The Ten Plagues that befall the people of Egypt provide us with disturbing questions about the cost of radical change and the problem of collective punishment. Starting with this week’s Torah portion, Va’era, and extending into the next two portions, Bo and B’Shellach, we are confronted with the escalating power struggle between God and Pharaoh, a terrible tug of war, in which the Hebrew and Egyptian people are relegated to playing the role of the rope.
As my friend and colleague, Rabbi Matthew Gewirtz, points out, each of us has an inner Moses and an inner Pharaoh. Our inner Moses hates escalating the stakes of the conflict but sees no other choice. Remember that while Moses is genetically and emotionally a Hebrew, his education and acculturation are Egyptian. Neither the household of Pharaoh, nor the people of Egypt are simple, two-dimensional enemies from his perspective. Neither God nor Moses denounces the Egyptian people writ large. They denounce Pharaoh and decry slavery, an evil, hateful, and brutal practice that the tyrant insists on maintaining at any cost. The situation is not so simple for Pharaoh either. A power struggle by definition extends beyond the initial issue or conflict, devolving from particulars into a fight over authority and decision making powers. The struggle with the Israelites, Moses, and God is not only about slavery for Pharaoh.

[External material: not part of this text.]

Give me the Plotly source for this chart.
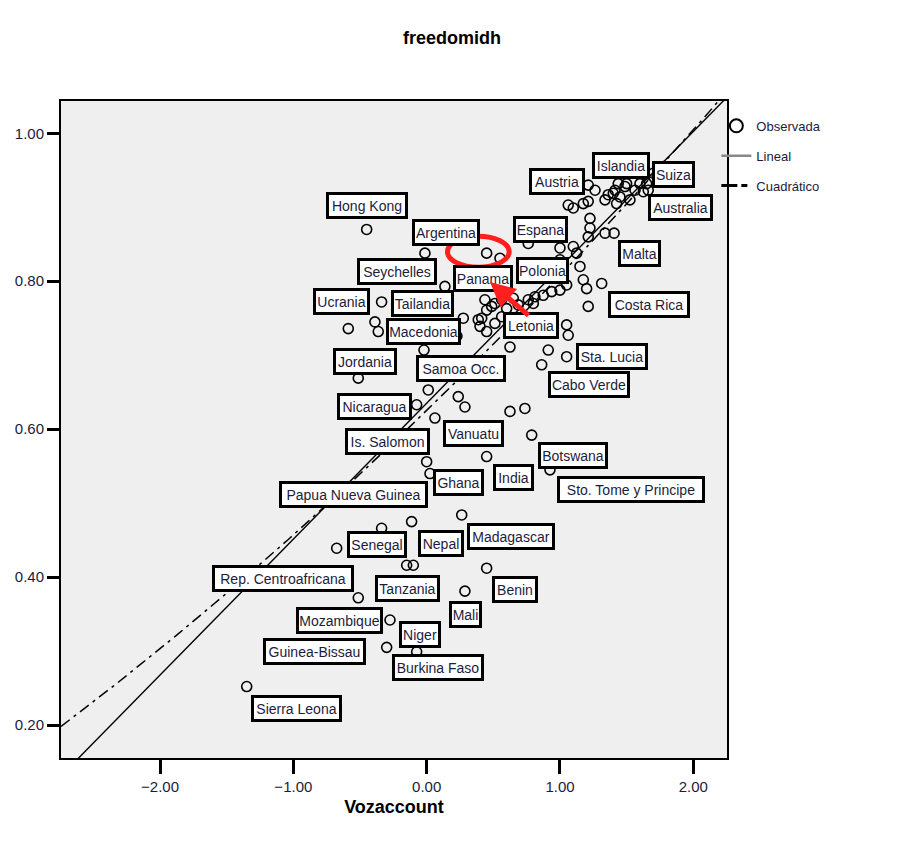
import plotly.graph_objects as go

# Observed countries: Vozaccount (x) vs freedomidh (y)
voz = [1.212, 1.263, 1.212, 1.062, 1.100, 1.225, 1.338, 1.362, 1.400, 1.437,
       1.500, 1.450, 1.425, 1.525, 1.563, 1.600, 1.650, 1.625, 1.662, 1.700,
       1.775, 1.488, 1.338, 1.406, 1.212, 1.000, 1.100, 1.150, 1.175, 0.762,
       1.125, 1.000, 1.175, 1.200, 1.050, 1.000, 0.938, 0.875, 0.812, 0.762,
       0.687, 0.563, 0.512, 0.437, 0.450, 0.413, 0.563, 0.400, 0.450, 1.212,
       1.313, 1.050, 1.062, 0.450, 0.550, -0.013, -0.450, 0.137, -0.338, -0.588,
       -0.388, -0.363, 0.275, 0.212, 0.227, 0.625, 0.912, 1.050, 0.863, -0.513,
       0.012, -0.075, 0.237, 0.287, 0.625, 0.737, 0.062, 0.788, 0.450, 0.000,
       0.025, 0.925, 0.263, -0.113, -0.338, -0.675, -0.150, -0.100, 0.450, 0.287,
       -0.513, -0.275, -0.300, -0.075, -1.350, 0.650, 0.488, 0.600, 0.512, 0.800,
       1.413, -0.020, 0.387, 1.225]
freedom = [0.930, 0.923, 0.908, 0.903, 0.899, 0.885, 0.910, 0.917, 0.919, 0.932,
           0.932, 0.914, 0.905, 0.910, 0.923, 0.932, 0.932, 0.921, 0.923, 0.946,
           0.955, 0.928, 0.865, 0.865, 0.860, 0.845, 0.847, 0.820, 0.905, 0.851,
           0.838, 0.829, 0.802, 0.790, 0.795, 0.788, 0.786, 0.781, 0.779, 0.775,
           0.768, 0.775, 0.770, 0.775, 0.761, 0.750, 0.752, 0.739, 0.732, 0.766,
           0.797, 0.741, 0.727, 0.838, 0.831, 0.838, 0.870, 0.793, 0.772, 0.736,
           0.745, 0.732, 0.750, 0.740, 0.726, 0.711, 0.707, 0.698, 0.687, 0.669,
           0.653, 0.633, 0.644, 0.630, 0.624, 0.628, 0.615, 0.592, 0.563, 0.556,
           0.540, 0.545, 0.484, 0.475, 0.466, 0.439, 0.416, 0.416, 0.412, 0.381,
           0.372, 0.342, 0.305, 0.299, 0.252, 0.777, 0.766, 0.763, 0.743, 0.770,
           0.923, 0.707, 0.748, 0.872]

# Fitted curves: intercept, slope (, quadratic term)
linear_fit = [0.635, 0.1837]
quad_fit = [0.6252, 0.1754, 0.00717]

# Country labels and their positions
label_names = ["Hong Kong", "Argentina", "Espana", "Austria", "Islandia", "Suiza",
               "Australia", "Malta", "Polonia", "Panama", "Seychelles", "Ucrania",
               "Tailandia", "Macedonia", "Letonia", "Costa Rica", "Jordania",
               "Samoa Occ.", "Sta. Lucia", "Cabo Verde", "Nicaragua", "Is. Salomon",
               "Vanuatu", "Botswana", "India", "Ghana", "Sto. Tome y Principe",
               "Papua Nueva Guinea", "Madagascar", "Senegal", "Nepal", "Tanzania",
               "Benin", "Mali", "Niger", "Burkina Faso", "Mozambique",
               "Guinea-Bissau", "Rep. Centroafricana", "Sierra Leona"]
label_x = [-0.444, 0.143, 0.856, 0.977, 1.456, 1.850, 1.906, 1.600, 0.870, 0.425,
           -0.221, -0.638, -0.029, -0.020, 0.779, 1.668, -0.463, 0.256, 1.388, 1.219,
           -0.395, -0.294, 0.353, 1.100, 0.653, 0.240, 1.533, -0.547, 0.634, -0.369,
           0.110, -0.144, 0.659, 0.295, -0.047, 0.087, -0.656, -0.840, -1.080, -0.975]
label_y = [0.902, 0.866, 0.870, 0.935, 0.957, 0.945, 0.900, 0.837, 0.814, 0.804,
           0.813, 0.772, 0.770, 0.732, 0.740, 0.768, 0.692, 0.682, 0.698, 0.660,
           0.631, 0.584, 0.594, 0.564, 0.534, 0.528, 0.518, 0.512, 0.455, 0.444,
           0.445, 0.385, 0.383, 0.349, 0.322, 0.278, 0.341, 0.300, 0.398, 0.222]
label_w = [82, 68, 55, 56, 58, 43, 65, 43, 53, 60,
           80, 57, 63, 75, 56, 82, 64, 90, 72, 82,
           75, 85, 61, 70, 41, 51, 148, 149, 88, 60,
           46, 65, 46, 33, 42, 92, 87, 103, 142, 91]

x_ticks = [-2.0, -1.0, 0.0, 1.0, 2.0]
y_ticks = [0.2, 0.4, 0.6, 0.8, 1.0]
x_range = [-2.743, 2.253]
y_range = [0.1554, 1.0437]

# highlighted region and pointer
highlight_box = [0.156, 0.619, 0.819, 0.861]
pointer_tip = [0.475, 0.799]
pointer_tail = [0.775, 0.752]

sans = "Liberation Sans, Arial, sans-serif"
ink = "#1c1c3c"

n = 400
xs = [x_range[0] + (x_range[1] - x_range[0]) * i / (n - 1) for i in range(n)]
lin_y = [linear_fit[0] + linear_fit[1] * v for v in xs]
quad_y = [quad_fit[0] + quad_fit[1] * v + quad_fit[2] * v * v for v in xs]

fig = go.Figure()
fig.add_trace(go.Scatter(
    x=voz, y=freedom, mode="markers", showlegend=False,
    marker=dict(symbol="circle-open", size=10, color="black", line=dict(width=1.6))))
fig.add_trace(go.Scatter(x=xs, y=quad_y, mode="lines", showlegend=False,
                         line=dict(color="black", width=1.5, dash="11px,5px,3px,5px")))
fig.add_trace(go.Scatter(x=xs, y=lin_y, mode="lines", showlegend=False,
                         line=dict(color="black", width=1.4)))

# legend entries
fig.add_trace(go.Scatter(x=[None], y=[None], mode="markers", name="Observada",
                         legendgroup="a",
                         marker=dict(symbol="circle-open", size=13, color="black",
                                     line=dict(width=2))))
fig.add_trace(go.Scatter(x=[None], y=[None], mode="lines", name="Lineal",
                         legendgroup="b", line=dict(color="#888888", width=2.5)))
fig.add_trace(go.Scatter(x=[None], y=[None], mode="lines", name="Cuadrático",
                         legendgroup="c",
                         line=dict(color="black", width=3, dash="16px,4px,6px,4px")))

fig.add_shape(type="circle", xref="x", yref="y",
              x0=highlight_box[0], x1=highlight_box[1],
              y0=highlight_box[2], y1=highlight_box[3],
              line=dict(color="#ff1f1f", width=5), layer="above")

for name, lx, ly, w in zip(label_names, label_x, label_y, label_w):
    fig.add_annotation(
        x=lx, y=ly, xref="x", yref="y", text=name, showarrow=False,
        width=w - 6, height=27 - 6, align="center", valign="middle",
        bgcolor="white", bordercolor="black", borderwidth=3, borderpad=0,
        font=dict(family=sans, size=14, color=ink))

fig.add_annotation(
    x=pointer_tip[0], y=pointer_tip[1], ax=pointer_tail[0], ay=pointer_tail[1],
    xref="x", yref="y", axref="x", ayref="y", text="", showarrow=True,
    arrowhead=2, arrowsize=1, arrowwidth=5, arrowcolor="#ff1f1f", standoff=0)

fig.update_layout(
    width=904, height=847,
    margin=dict(l=61, r=177, t=101, b=89),
    paper_bgcolor="white", plot_bgcolor="#efefef",
    title=dict(text="<b>freedomidh</b>", x=0.5, xanchor="center",
               y=1 - 38 / 847, yanchor="middle",
               font=dict(family=sans, size=18, color="black")),
    legend=dict(x=0.984, y=0.985, xanchor="left", yanchor="top",
                traceorder="grouped", tracegroupgap=10,
                bgcolor="rgba(0,0,0,0)",
                font=dict(family=sans, size=13, color=ink)),
)
fig.update_xaxes(
    range=x_range, tickvals=x_ticks, tickformat=".2f",
    showgrid=False, zeroline=False,
    showline=True, linecolor="black", linewidth=2, mirror=True,
    ticks="outside", ticklen=14, tickwidth=3, tickcolor="black",
    tickfont=dict(family=sans, size=15, color=ink),
    title=dict(text="<b>Vozaccount</b>", standoff=6,
               font=dict(family=sans, size=18, color="black")))
fig.update_yaxes(
    range=y_range, tickvals=y_ticks, tickformat=".2f",
    showgrid=False, zeroline=False,
    showline=True, linecolor="black", linewidth=2, mirror=True,
    ticks="outside", ticklen=12, tickwidth=3, tickcolor="black",
    tickfont=dict(family=sans, size=15, color=ink))

fig.write_html("out.html")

It’s about losing absolute control, an anathema to absolute monarchs. “If I cave in on slavery today, then what will people think they can get me to relinquish tomorrow?”
Pharaoh is not only an evil tyrant, but also a tragic one. It is not until the suffering of the plagues affects him personally that he concedes defeat. Absolutism, with its incumbent slavery and tyranny, is Pharaoh’s addiction. Pharaoh is a slave to slavery. He is in total denial about the severity of the consequences that his stubbornness brings upon his people. Pharaoh was plagued long before the Ten Plagues ever began. May his incredible ability to ignore the suffering of others and tragic inability to admit when he is wrong, serve as a cautionary tale for all people, all places and all times.